If you are reading this, there’s a good chance you already know what it’s like to live with a porn-addict. Before going ahead, I also want to say that I realize the term “porn addict” or “sex addict” is problematic. There’s debate about whether or not this isĀ really an addiction. If someone else prefers to use a different term, please let me know what that is and I may try and vary or adopt your term.
This is not likely to be adopted in the DSM, but this is how I define this issue. At the end of the day, it is this, excessive use of pornography and perhaps escalating behaviour that is disruptive to the life of the person using it and their families. A user who is obsessed and protective of their fix to the point that they will do almost anything (or maybe anything) to protect it and keep using. If you don’t want to call that addiction, up to you, but to me, that sounds like something very like what an alcoholic or drug addict does as well and I am (unless something better is offered) willing to use the term “addict”.
Another important point that I think needs to be made is that this is a chicken and egg issue. I am not the addict, I am just someone who lived beside one, observed it and was deeply affected by the behaviour, so what I know about the mind of the addict is often more intellectual rather than first hand experience. It does seem to me that this addiction is not the primary problem in relationships where it exists, but rather a side effect of other larger issues. In my own experience, I would say that the other issues at play were narcissism and the accompanying fear, or rather dread, of intimacy that my former spouse has. The porn/sex addiction is the tip of the iceberg. The part of the problem we can more easily see and point to, but far from the biggest issue that is likely plaguing your partner. So, if you are considering staying, I would argue that dealing with that aspect of your marriage and even “solving” it may well be akin to having pneumonia and treating only the cough.
The pornography or sex addiction is merely a concrete manifestation of this fear of intimacy. That may sound odd to someone who hasn’t experienced that kind of relationship. How can someone really loving sex mean they are afraid of intimacy? Well, in order to understand, one needs to accept that there is a difference between the connection of lovemaking and the anonymous and objectifying sex found in pornography. I will talk more in a later post about the difference between cerebral and somatic narcissists and how this behaviour may vary with those types.
For now, if you are with a porn addict, you are probably either having next to no sex with them (their choice is to use porn instead) or have a partner who is increasingly demanding more and more (possibly demeaning, violent and/or depersonalized) acts in your sex life. I was in the former scenario and I welcome comments from those in the latter as I don’t have firsthand knowledge of how that manifests.
Those of us who have lived it know that we might talk about the porn or sex addiction, but the bigger problem may well be the utter lack of intimacy in our relationship. They are hollow forms, perhaps looking normal from the outside, but lacking substance on the inside. For that reason, these marriages are as fragile and useless as an empty eggshell. That is a big part of why I chose to leave when I discovered my spouse’s addiction. There was really no “marriage” to “save”. There was nothing to be rebuilt or regained, it had never been anything but an illusion.

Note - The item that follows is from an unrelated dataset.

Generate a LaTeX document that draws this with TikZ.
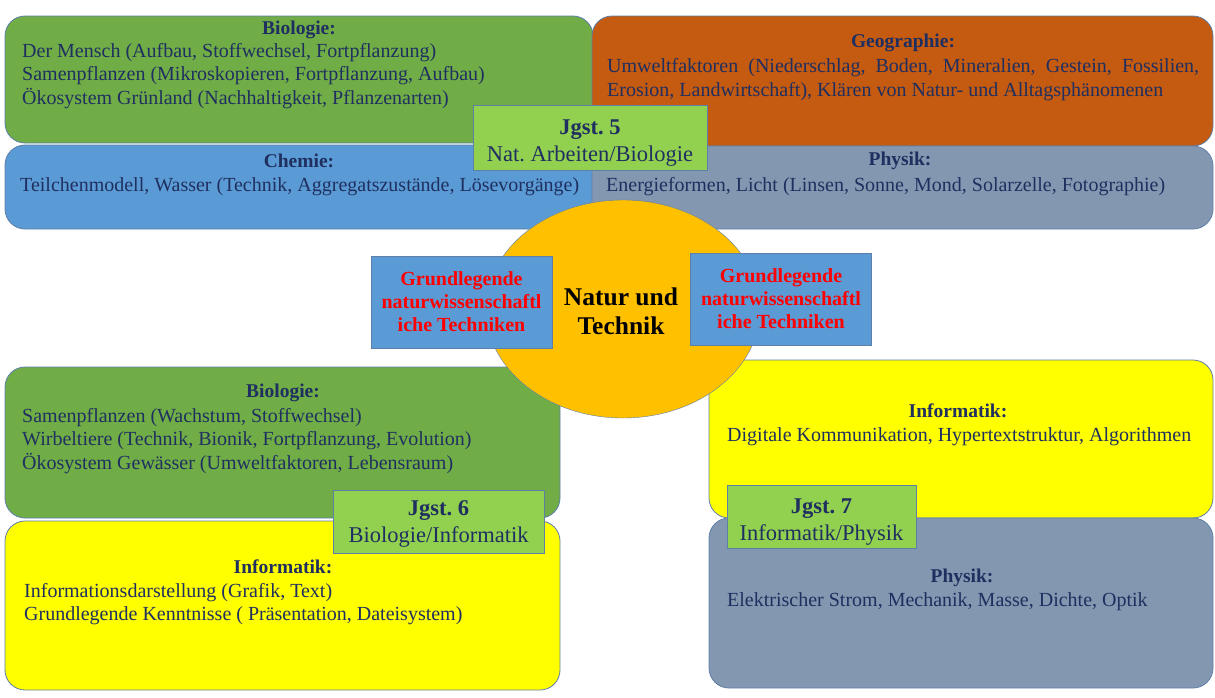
\documentclass[tikz,border=0pt]{standalone}
\usepackage{fontspec}
\setmainfont{Liberation Serif}
\usetikzlibrary{positioning,shapes.geometric}
\definecolor{biogruen}{HTML}{70AD47}
\definecolor{georot}{HTML}{C55A11}
\definecolor{chemblau}{HTML}{5B9BD5}
\definecolor{physgrau}{HTML}{8497B0}
\definecolor{kreisgelb}{HTML}{FFC000}
\definecolor{infogelb}{HTML}{FFFF00}
\definecolor{jgstgruen}{HTML}{92D050}
\definecolor{schrift}{HTML}{1F2F5F}
\definecolor{rand}{HTML}{5E7FA8}
\frenchspacing
\begin{document}
\begin{tikzpicture}[x=1pt,y=-1pt,
    fach/.style={draw=rand, line width=0.8pt, rounded corners=20pt, inner sep=0pt},
    titel/.style={text=schrift, font=\fontsize{19.5}{22}\selectfont\bfseries, inner sep=0pt},
    liste/.style={text=schrift, font=\fontsize{20}{23.5}\selectfont, align=left, inner sep=0pt, anchor=west},
    jgst/.style={draw=rand, fill=jgstgruen, inner sep=0pt},
    jgsttext/.style={text=schrift, font=\fontsize{22.5}{27}\selectfont, align=center, inner sep=0pt},
    technik/.style={draw=rand, fill=chemblau, text=red, font=\fontsize{20}{23}\selectfont\bfseries, align=center, inner sep=0pt, minimum width=181, minimum height=92}]
    \useasboundingbox (0,0) rectangle (1215,697);
    % Jgst. 5
    \node[fach, fill=biogruen, minimum width=588, minimum height=127] (bio5) at (299,79.5) {};
    \node[fach, fill=chemblau, minimum width=591, minimum height=84] (chem5) at (300.5,187) {};
    \node[fach, fill=georot, minimum width=621, minimum height=130] (geo5) at (902.5,81) {};
    \node[fach, fill=physgrau, minimum width=621, minimum height=83] (phys5) at (902.5,187.5) {};
    \node[titel] (bio5t) at (299,29.5) {Biologie:};
    \node[liste] (bio5l) at (22,76) {Der Mensch (Aufbau, Stoffwechsel, Fortpflanzung)\\
        Samenpflanzen (Mikroskopieren, Fortpflanzung, Aufbau)\\
        Ökosystem Grünland (Nachhaltigkeit, Pflanzenarten)};
    \node[titel] (geo5t) at (903,43) {Geographie:};
    \node[liste, text width=592, align=justify] (geo5l) at (607,79.5) {Umweltfaktoren (Niederschlag, Boden, Mineralien, Gestein, Fossilien, Erosion, Landwirtschaft), Klären von Natur- und Alltagsphänomenen};
    \node[titel] (chem5t) at (299,161) {Chemie:};
    \node[liste] (chem5l) at (20,187) {Teilchenmodell, Wasser (Technik, Aggregatszustände, Lösevorgänge)};
    \node[titel] (phys5t) at (900,161) {Physik:};
    \node[liste] (phys5l) at (606,187) {Energieformen, Licht (Linsen, Sonne, Mond, Solarzelle, Fotographie)};
    % Jgst. 6
    \node[fach, fill=biogruen, minimum width=555, minimum height=151] (bio6) at (282.5,442.5) {};
    \node[fach, fill=infogelb, minimum width=555, minimum height=169] (info6) at (282.5,605.5) {};
    \node[titel] (bio6t) at (283,393) {Biologie:};
    \node[liste] (bio6l) at (22,441) {Samenpflanzen (Wachstum, Stoffwechsel)\\
        Wirbeltiere (Technik, Bionik, Fortpflanzung, Evolution)\\
        Ökosystem Gewässer (Umweltfaktoren, Lebensraum)};
    \node[titel] (info6t) at (283,567) {Informatik:};
    \node[liste] (info6l) at (24,604) {Informationsdarstellung (Grafik, Text)\\
        Grundlegende Kenntnisse ( Präsentation, Dateisystem)};
    % Jgst. 7
    \node[fach, fill=infogelb, minimum width=504, minimum height=158] (info7) at (961,439) {};
    \node[fach, fill=physgrau, minimum width=504, minimum height=170] (phys7) at (961,603) {};
    \node[titel] (info7t) at (958,411) {Informatik:};
    \node[liste] (info7l) at (727,437) {Digitale Kommunikation, Hypertextstruktur, Algorithmen};
    \node[titel] (phys7t) at (962,578) {Physik:};
    \node[liste] (phys7l) at (727,602) {Elektrischer Strom, Mechanik, Masse, Dichte, Optik};
    % Mitte
    \node[ellipse, draw=rand, fill=kreisgelb, minimum width=274, minimum height=218, inner sep=0pt] (nt) at (623,309) {};
    \node[font=\fontsize{25.5}{29}\selectfont\bfseries, align=center, inner sep=0pt] (ntt) at (621,311.5) {Natur und\\Technik};
    \node[technik] (techl) at (461.5,302) {Grundlegende\\naturwissenschaftl\\iche Techniken};
    \node[technik] (techr) at (781,299) {Grundlegende\\naturwissenschaftl\\iche Techniken};
    \node[jgst, minimum width=234, minimum height=65] (jg5) at (590,137.5) {};
    \node[jgsttext] (jg5t) at (590,143.5) {\textbf{Jgst. 5}\\Nat. Arbeiten/Biologie};
    \node[jgst, minimum width=211, minimum height=63] (jg6) at (438.5,521.5) {};
    \node[jgsttext] (jg6t) at (438.5,524) {\textbf{Jgst. 6}\\Biologie/Informatik};
    \node[jgst, minimum width=189, minimum height=63] (jg7) at (821.5,516.5) {};
    \node[jgsttext] (jg7t) at (821.5,522) {\textbf{Jgst. 7}\\Informatik/Physik};
\end{tikzpicture}
\end{document}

Personally, I was unwilling to put any more time into a person who had shown that I meant nothing more to him than my value as a “beard” so he could look like a regular guy to the outside world. My ex “looks good on paper”. He has a good job, appears to be a devoted husband and father and in many ways, played the part so well to the outside world that I had tried to convince myself that I was just being silly to be upset over my detached partner. In hindsight, I did myself a great disservice. I (and you) deserve a partner who wants to be with us and not to rattle around in the paper mache version of a marriage.

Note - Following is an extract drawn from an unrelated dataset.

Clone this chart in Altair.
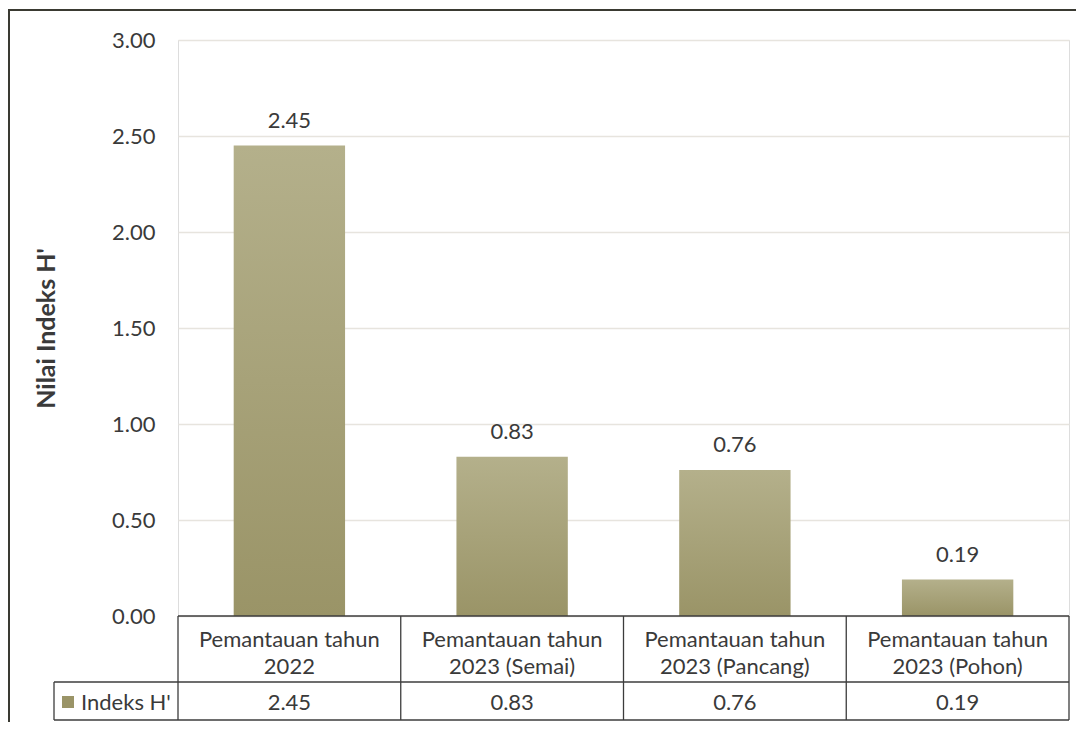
import altair as alt
import pandas as pd

categories = [
    "Pemantauan tahun 2022",
    "Pemantauan tahun 2023 (Semai)",
    "Pemantauan tahun 2023 (Pancang)",
    "Pemantauan tahun 2023 (Pohon)",
]
values = [2.45, 0.83, 0.76, 0.19]
series_name = "Indeks H'"
y_ticks = [0, 0.5, 1.0, 1.5, 2.0, 2.5, 3.0]
y_title = "Nilai Indeks H'"

W, H = 891, 576
FONT = "Lato"
FS = 22
TXT = "#3a3a3a"
LINE = "#3c3c3c"
FRAME = "#3a3a32"
BAR_TOP = "#b4b08b"
BAR_BOT = "#9a9467"

df = pd.DataFrame({"cat": categories, "val": values})
one = pd.DataFrame({"s": [series_name]})

xsc = alt.Scale(domain=categories, paddingInner=0, paddingOuter=0)
ysc = alt.Scale(domain=[0, 3])

grad = alt.Gradient(
    gradient="linear",
    stops=[alt.GradientStop(color=BAR_TOP, offset=0), alt.GradientStop(color=BAR_BOT, offset=1)],
    x1=0, x2=0, y1=0, y2=1,
)

bars = alt.Chart(df).mark_bar(color=grad, width=alt.RelativeBandSize(0.5)).encode(
    x=alt.X("cat:N", scale=xsc, sort=categories, axis=alt.Axis(
        title=None, labelExpr="[substring(datum.label, 0, 16), substring(datum.label, 17)]",
        labelFont=FONT, labelFontSize=FS, labelColor=TXT, labelAngle=0,
        labelBaseline="middle", labelLineHeight=27, labelPadding=23,
        ticks=False, domain=False, grid=False, labelLimit=0)),
    y=alt.Y("val:Q", scale=ysc, axis=alt.Axis(
        title=y_title, titleFont=FONT, titleFontSize=25, titleFontWeight="bold",
        titleColor=TXT, titlePadding=52, values=y_ticks, format=".2f",
        labelFont=FONT, labelFontSize=FS, labelColor=TXT, labelPadding=23,
        ticks=False, domain=False, grid=True, gridColor="#e7e4de", gridWidth=1.5)),
)

labels = alt.Chart(df).mark_text(dy=-25, baseline="middle", font=FONT, fontSize=FS, color=TXT).encode(
    x=alt.X("cat:N", scale=xsc, sort=categories),
    y=alt.Y("val:Q", scale=ysc),
    text=alt.Text("val:Q", format=".2f"),
)

row_vals = alt.Chart(df).mark_text(baseline="middle", font=FONT, fontSize=FS, color=TXT).encode(
    x=alt.X("cat:N", scale=xsc, sort=categories),
    y=alt.value(H + 87),
    text=alt.Text("val:Q", format=".2f"),
)

vlines = alt.Chart(df).mark_rule(color=LINE, strokeWidth=1.3).encode(
    x=alt.X("cat:N", scale=xsc, sort=categories, bandPosition=0),
    y=alt.value(H), y2=alt.value(H + 104),
)

base = alt.Chart(one)
right_line = base.mark_rule(color=LINE, strokeWidth=1.3).encode(
    x=alt.value(W), y=alt.value(H), y2=alt.value(H + 104))
left_line = base.mark_rule(color=LINE, strokeWidth=1.3).encode(
    x=alt.value(-124), y=alt.value(H + 66), y2=alt.value(H + 104))
h_top = base.mark_rule(color=LINE, strokeWidth=1.3).encode(
    x=alt.value(0), x2=alt.value(W), y=alt.value(H))
h_mid = base.mark_rule(color=LINE, strokeWidth=1.3).encode(
    x=alt.value(-124), x2=alt.value(W), y=alt.value(H + 66))
h_bot = base.mark_rule(color=LINE, strokeWidth=1.3).encode(
    x=alt.value(-124), x2=alt.value(W), y=alt.value(H + 104))

frame_top = base.mark_rule(color=FRAME, strokeWidth=2).encode(
    x=alt.value(-170), x2=alt.value(W + 20), y=alt.value(-30))
frame_left = base.mark_rule(color=FRAME, strokeWidth=2).encode(
    x=alt.value(-169), y=alt.value(-31), y2=alt.value(H + 140))

legend_sq = base.mark_square(size=144, color=BAR_BOT, opacity=1).encode(
    x=alt.value(-110), y=alt.value(H + 86))
legend_txt = base.mark_text(align="left", baseline="middle", font=FONT, fontSize=FS, color=TXT).encode(
    x=alt.value(-97), y=alt.value(H + 87), text="s:N")

chart = alt.layer(
    bars, labels, row_vals, vlines, right_line, left_line, h_top, h_mid, h_bot,
    frame_top, frame_left, legend_sq, legend_txt,
).properties(
    width=W, height=H, autosize="none",
    padding={"left": 170, "top": 32, "right": 7, "bottom": 106},
).configure_view(stroke=None).configure(background="white")

chart.save("out.html", embed_options={"renderer": "svg", "actions": False})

When my ex poured out his heart to me, there was no foundation to build on and there had been nothing but deception. He had a few lucid days after that time when I think he truly tried to be honest. That is the best gift he ever gave me as he confessed the hundreds of little lies and petty things he had done and denied while we were together. I was being gaslighted the whole time.
Had I stayed I might well have given him more years from my precious life and I might well have spent those years wondering if I was being hoodwinked again, babysitting him, and all of that with a very likely outcome being that I would find out I indeed was being lied to again. No, my time on this planet is too short to spend with someone like that. I don’t need to know you to know that yours is too.

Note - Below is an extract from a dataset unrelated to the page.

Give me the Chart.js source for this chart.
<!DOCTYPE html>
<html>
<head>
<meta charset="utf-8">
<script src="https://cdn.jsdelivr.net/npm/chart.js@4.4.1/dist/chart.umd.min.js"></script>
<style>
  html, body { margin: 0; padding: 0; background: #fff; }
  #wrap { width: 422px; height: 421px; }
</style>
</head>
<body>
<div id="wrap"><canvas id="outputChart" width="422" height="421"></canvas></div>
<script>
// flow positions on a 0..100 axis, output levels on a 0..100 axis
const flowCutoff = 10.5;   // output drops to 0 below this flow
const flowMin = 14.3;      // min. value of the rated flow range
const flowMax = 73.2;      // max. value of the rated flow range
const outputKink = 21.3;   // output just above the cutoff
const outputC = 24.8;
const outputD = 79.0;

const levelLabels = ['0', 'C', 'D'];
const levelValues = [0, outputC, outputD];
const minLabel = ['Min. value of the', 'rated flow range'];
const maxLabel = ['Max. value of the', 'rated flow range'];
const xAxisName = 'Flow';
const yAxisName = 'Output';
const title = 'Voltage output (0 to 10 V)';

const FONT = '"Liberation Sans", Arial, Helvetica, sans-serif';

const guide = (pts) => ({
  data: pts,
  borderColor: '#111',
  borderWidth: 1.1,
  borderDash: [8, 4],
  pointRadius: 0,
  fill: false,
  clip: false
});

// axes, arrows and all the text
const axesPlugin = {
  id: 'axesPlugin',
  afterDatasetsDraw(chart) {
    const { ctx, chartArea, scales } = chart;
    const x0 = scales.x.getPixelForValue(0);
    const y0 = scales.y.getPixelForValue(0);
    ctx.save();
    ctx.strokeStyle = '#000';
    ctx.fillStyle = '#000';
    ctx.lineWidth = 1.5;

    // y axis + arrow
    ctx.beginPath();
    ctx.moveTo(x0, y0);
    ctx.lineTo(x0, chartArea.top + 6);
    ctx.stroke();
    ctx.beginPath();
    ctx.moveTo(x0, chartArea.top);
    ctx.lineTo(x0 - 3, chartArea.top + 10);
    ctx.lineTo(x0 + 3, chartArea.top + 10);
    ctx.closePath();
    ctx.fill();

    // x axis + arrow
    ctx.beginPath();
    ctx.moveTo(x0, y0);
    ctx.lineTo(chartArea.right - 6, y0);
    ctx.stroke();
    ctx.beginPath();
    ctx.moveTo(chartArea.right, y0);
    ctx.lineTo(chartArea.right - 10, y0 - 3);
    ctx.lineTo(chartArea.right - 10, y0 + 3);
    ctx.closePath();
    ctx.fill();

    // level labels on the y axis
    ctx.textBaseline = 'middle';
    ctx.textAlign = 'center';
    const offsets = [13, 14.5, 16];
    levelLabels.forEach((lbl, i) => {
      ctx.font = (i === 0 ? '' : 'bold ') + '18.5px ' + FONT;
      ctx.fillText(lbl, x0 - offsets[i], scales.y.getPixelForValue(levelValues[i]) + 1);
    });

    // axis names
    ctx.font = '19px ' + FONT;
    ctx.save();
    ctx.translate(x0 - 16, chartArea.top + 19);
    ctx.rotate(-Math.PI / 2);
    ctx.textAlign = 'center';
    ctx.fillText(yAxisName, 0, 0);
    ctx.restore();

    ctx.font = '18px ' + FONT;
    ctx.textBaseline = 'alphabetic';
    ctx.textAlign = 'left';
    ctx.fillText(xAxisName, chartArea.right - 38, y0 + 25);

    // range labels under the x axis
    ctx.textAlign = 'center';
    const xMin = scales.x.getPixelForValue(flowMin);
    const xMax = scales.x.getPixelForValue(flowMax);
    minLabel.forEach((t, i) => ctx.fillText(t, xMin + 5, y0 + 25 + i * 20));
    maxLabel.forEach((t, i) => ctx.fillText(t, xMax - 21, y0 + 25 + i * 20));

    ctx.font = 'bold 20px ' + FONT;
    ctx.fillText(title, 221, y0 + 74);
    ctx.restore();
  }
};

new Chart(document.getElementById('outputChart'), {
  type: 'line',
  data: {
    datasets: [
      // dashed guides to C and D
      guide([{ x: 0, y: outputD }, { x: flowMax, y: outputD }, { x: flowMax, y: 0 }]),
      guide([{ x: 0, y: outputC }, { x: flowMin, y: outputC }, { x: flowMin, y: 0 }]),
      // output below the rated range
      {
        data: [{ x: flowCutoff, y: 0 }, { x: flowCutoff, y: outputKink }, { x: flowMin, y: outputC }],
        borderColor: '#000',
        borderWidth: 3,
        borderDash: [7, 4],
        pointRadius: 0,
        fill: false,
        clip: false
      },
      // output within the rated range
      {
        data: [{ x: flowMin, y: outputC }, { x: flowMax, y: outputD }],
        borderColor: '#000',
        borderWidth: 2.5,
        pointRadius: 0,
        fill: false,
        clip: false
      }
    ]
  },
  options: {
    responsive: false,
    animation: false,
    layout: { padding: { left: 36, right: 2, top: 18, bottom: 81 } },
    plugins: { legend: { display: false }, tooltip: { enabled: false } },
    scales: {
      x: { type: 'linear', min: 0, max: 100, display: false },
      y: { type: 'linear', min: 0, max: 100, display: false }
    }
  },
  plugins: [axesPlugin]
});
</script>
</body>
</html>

There is some measure of guarded sympathy that I feel for my ex. In as much as he was awful to me during our marriage and has continued to be difficult after, I know he got the short end of the stick. If you are married to an addict, and are not a co-dependent, then in many respects you can walk away from that addiction. If you have children or financial entanglements, of course you still have to deal with your ex, but in one moment you can throw off that weight and that is something your ex cannot do. They will be burdened with that albatross for the rest of their life. Please remember that and know the relief of that.